Trustworthy communities have always been needed, but perhaps part of the reason we are where we are is because too often our society has NOT invested in cultivating trustworthy communities. Instead choosing practices of exploitation and violence, eroding trust and convincing us that those around us are more likely a threat than a neighbor.

When I see many challenges around us, I fear that the world is ending. Maybe it is. Maybe (probably) parts of it should. This is scary and when we are scared it is easy to turn inward, to scapegoat our fears onto “others.” Ethical leadership when the world is changing—and perhaps ending—means resisting that impulse and instead doubling down on setting more tables, doing the slow relationship work, being bold and humble as we engage with people around us.

We need to be the kind of people and create the kinds of communities the world needs when it’s ending.

As a former youth ministry director, camp counselor and convener of congregations through my work at Augsburg with the Riverside Innovation Hub—my instinct as a leader has been to carry the bulk of the responsibility to build this kind of community and then invite others into it. But this is a lopsided approach.

Cultivating trustworthy community is a group effort. Leaders may take initiative, but the work isn’t to build for, but to set a table where something new can be nurtured—more accurately, to co-create trustworthy community.

My thinking about this has been particularly shaped through a recent book project I led. Hungry for Hope, Letters to the Church from Young Adults, released this summer, is the culmination of three years of stewarding a writing community of twenty-five people. Many of them are young adults who brought to the table their hopes, heartaches and imaginations of another way possible for the church and the world.

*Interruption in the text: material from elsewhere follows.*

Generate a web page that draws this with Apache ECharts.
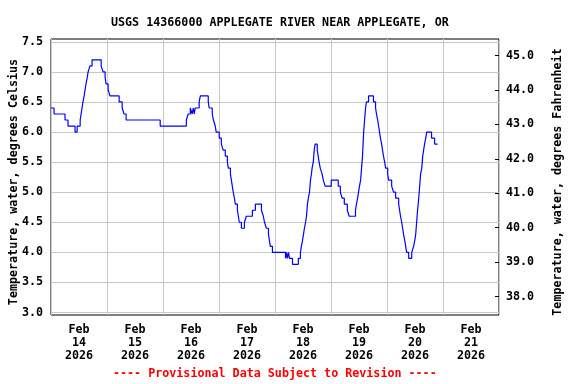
<!DOCTYPE html>
<html>
<head>
<meta charset="utf-8">
<script src="https://cdn.jsdelivr.net/npm/echarts@6/dist/echarts.min.js"></script>
<style>
html,body{margin:0;padding:0;background:#fff;}
#chart{width:576px;height:384px;}
</style>
</head>
<body>
<div id="chart"></div>
<script>
// Hours after 2026-02-14 00:00 at which the reading changes, and the new value (deg C)
var hours = [0, 1.3, 6.0, 7.3, 10.3, 11.2, 12.5, 12.9, 13.3, 13.7, 14.2, 14.6, 15.0, 15.5, 15.9, 16.7, 17.6,
  21.5, 22.3, 23.2, 23.6, 24.5, 25.3, 29.2, 30.5, 31.3, 32.2, 46.8, 58.0, 58.8, 59.7, 60.5, 61.0, 61.4, 61.8,
  63.5, 64.0, 67.4, 67.8, 69.1, 69.6, 70.4, 70.8, 72.1, 73.0, 73.8, 74.7, 75.6, 76.0, 76.9,
  77.3, 77.7, 78.1, 78.6, 79.0, 79.9, 80.3, 80.7, 81.6, 82.9, 83.7, 86.3, 87.6, 90.2, 91.0, 91.5, 92.3,
  93.2, 93.6, 94.0, 94.9, 100.5, 100.9, 101.3, 101.8, 102.2, 103.5, 106.0, 106.9, 107.3, 107.8, 108.2,
  108.6, 109.1, 109.5, 109.9, 110.3, 110.8, 111.2, 111.6, 111.9, 112.4, 112.8, 113.2, 114.1, 114.5,
  114.9, 115.4, 116.2, 116.7, 117.5, 120.1, 123.1, 124.0, 124.8, 125.7, 127.0, 127.8, 130.5, 130.9,
  131.4, 131.8, 132.2, 132.7, 133.1, 133.5, 134.0, 134.4, 134.8, 135.2, 136.1, 138.2, 139.1, 139.5,
  140.0, 140.4, 140.8, 141.2, 141.7, 142.1, 142.5, 143.0, 143.4, 144.3, 144.7, 146.0, 146.8, 147.7,
  149.0, 149.4, 149.8, 150.3, 150.7, 151.1, 151.6, 152.0, 152.4, 153.3, 154.6, 155.4, 155.9, 156.3,
  156.7, 157.1, 157.6, 158.0, 158.4, 158.9, 159.3, 159.7, 160.1, 160.6, 161.0, 163.1, 164.4, 165.7];
var tempC = [6.4, 6.3, 6.2, 6.1, 6.0, 6.1, 6.2, 6.3, 6.4, 6.5, 6.6, 6.7, 6.8, 6.9, 7.0, 7.1, 7.2,
  7.1, 7.0, 6.9, 6.8, 6.7, 6.6, 6.5, 6.4, 6.3, 6.2, 6.1, 6.2, 6.3, 6.4, 6.3, 6.4, 6.3, 6.4,
  6.5, 6.6, 6.5, 6.4, 6.3, 6.2, 6.1, 6.0, 5.9, 5.8, 5.7, 5.6, 5.5, 5.4, 5.3,
  5.2, 5.1, 5.0, 4.9, 4.8, 4.7, 4.6, 4.5, 4.4, 4.5, 4.6, 4.7, 4.8, 4.7, 4.6, 4.5, 4.4,
  4.3, 4.2, 4.1, 4.0, 3.9, 4.0, 3.9, 4.0, 3.9, 3.8, 3.9, 4.0, 4.1, 4.2, 4.3,
  4.4, 4.5, 4.6, 4.8, 4.9, 5.0, 5.2, 5.3, 5.4, 5.5, 5.7, 5.8, 5.7, 5.6,
  5.5, 5.4, 5.3, 5.2, 5.1, 5.2, 5.1, 5.0, 4.9, 4.8, 4.7, 4.6, 4.7, 4.8,
  4.9, 5.0, 5.1, 5.2, 5.4, 5.6, 6.0, 6.2, 6.4, 6.5, 6.6, 6.5, 6.4, 6.3,
  6.2, 6.1, 6.0, 5.9, 5.8, 5.7, 5.6, 5.5, 5.4, 5.3, 5.2, 5.1, 5.0, 4.9,
  4.8, 4.7, 4.6, 4.5, 4.4, 4.3, 4.2, 4.1, 4.0, 3.9, 4.0, 4.1, 4.2, 4.3,
  4.5, 4.7, 4.9, 5.1, 5.3, 5.4, 5.6, 5.7, 5.8, 5.9, 6.0, 5.9, 5.8, 5.8];
var dayLabels = ['Feb\n14\n2026', 'Feb\n15\n2026', 'Feb\n16\n2026', 'Feb\n17\n2026',
  'Feb\n18\n2026', 'Feb\n19\n2026', 'Feb\n20\n2026', 'Feb\n21\n2026'];
var celsiusTicks = [3.0, 3.5, 4.0, 4.5, 5.0, 5.5, 6.0, 6.5, 7.0, 7.5];
var fahrenheitTicks = [38, 39, 40, 41, 42, 43, 44, 45];
var titleText = 'USGS 14366000 APPLEGATE RIVER NEAR APPLEGATE, OR';
var footerText = '---- Provisional Data Subject to Revision ----';
var leftName = 'Temperature, water, degrees Celsius';
var rightName = 'Temperature, water, degrees Fahrenheit';

var FONT = '"DejaVu Sans Mono", "Liberation Mono", monospace';
var FS = 11.7;
var chart = echarts.init(document.getElementById('chart'), null, {renderer: 'canvas'});
var seriesData = hours.map(function (h, i) { return [h, tempC[i]]; });
var boldFont = 'bold ' + FS + 'px ' + FONT;

chart.setOption({
  animation: false,
  backgroundColor: '#ffffff',
  title: {
    text: titleText, left: 106, top: 12,
    textStyle: {fontFamily: FONT, fontSize: FS, fontWeight: 'bold', color: '#000'}
  },
  grid: {left: 51, right: 77, top: 39, bottom: 69, containLabel: false, outerBoundsMode: 'none',
    show: true, borderColor: '#000', borderWidth: 1, backgroundColor: 'transparent'},
  xAxis: [{
    type: 'value', min: 0, max: 192, interval: 24,
    axisLine: {show: false}, axisTick: {show: false}, axisLabel: {show: false},
    splitLine: {show: true, lineStyle: {color: '#c8c8c8', width: 1}}
  }, {
    type: 'category', position: 'bottom', data: dayLabels, boundaryGap: true,
    axisLine: {show: false}, axisTick: {show: false}, splitLine: {show: false},
    axisLabel: {margin: 8, fontFamily: FONT, fontSize: FS, fontWeight: 'bold', color: '#000', lineHeight: 13, interval: 0}
  }],
  yAxis: [{
    type: 'value', min: 2.958, max: 7.547,
    axisLine: {show: false},
    axisTick: {show: false, customValues: celsiusTicks},
    axisLabel: {customValues: celsiusTicks, margin: 8, fontFamily: FONT, fontSize: FS, fontWeight: 'bold', color: '#000',
      formatter: function (v) { return v.toFixed(1); }},
    splitLine: {show: true, lineStyle: {color: '#c8c8c8', width: 1}}
  }, {
    type: 'value', min: 37.463, max: 45.479, position: 'right',
    axisLine: {show: false},
    axisTick: {show: true, inside: true, length: 4, customValues: fahrenheitTicks, lineStyle: {color: '#000'}},
    axisLabel: {customValues: fahrenheitTicks, margin: 7, fontFamily: FONT, fontSize: FS, fontWeight: 'bold', color: '#000',
      formatter: function (v) { return v.toFixed(1); }},
    splitLine: {show: false}
  }],
  graphic: [{
    type: 'text', left: 113, top: 368,
    style: {text: footerText, fill: '#ff0000', font: boldFont}
  }, {
    type: 'text', x: 14, y: 182, rotation: Math.PI / 2,
    style: {text: leftName, fill: '#000', font: boldFont, align: 'center', verticalAlign: 'middle'}
  }, {
    type: 'text', x: 558, y: 182, rotation: Math.PI / 2,
    style: {text: rightName, fill: '#000', font: boldFont, align: 'center', verticalAlign: 'middle'}
  }],
  series: [{
    type: 'line', xAxisIndex: 0, yAxisIndex: 0, data: seriesData, step: 'end',
    showSymbol: false, symbol: 'none', lineStyle: {color: '#0000ff', width: 1.2}, z: 5
  }]
});
</script>
</body>
</html>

The process of co-creating this book mirrors the final product, which is an invitation to sit at the table together and wrestle with the questions of our time, ones that really matter to young adults (and folks of all ages!) Rev. Lamont Wells concluding remarks at this summer’s gathering landed home for me when he quoted Sharon Daloz Parks. Ethical leadership is “not about having the right answers, but about cultivating the courage to hold questions that matter and walk with others through them.” These are the first faithful steps towards co-creating trustworthy communities. These are the kinds of communities that not only are needed when worlds are ending, but are needed to seed what new worlds may begin to emerge.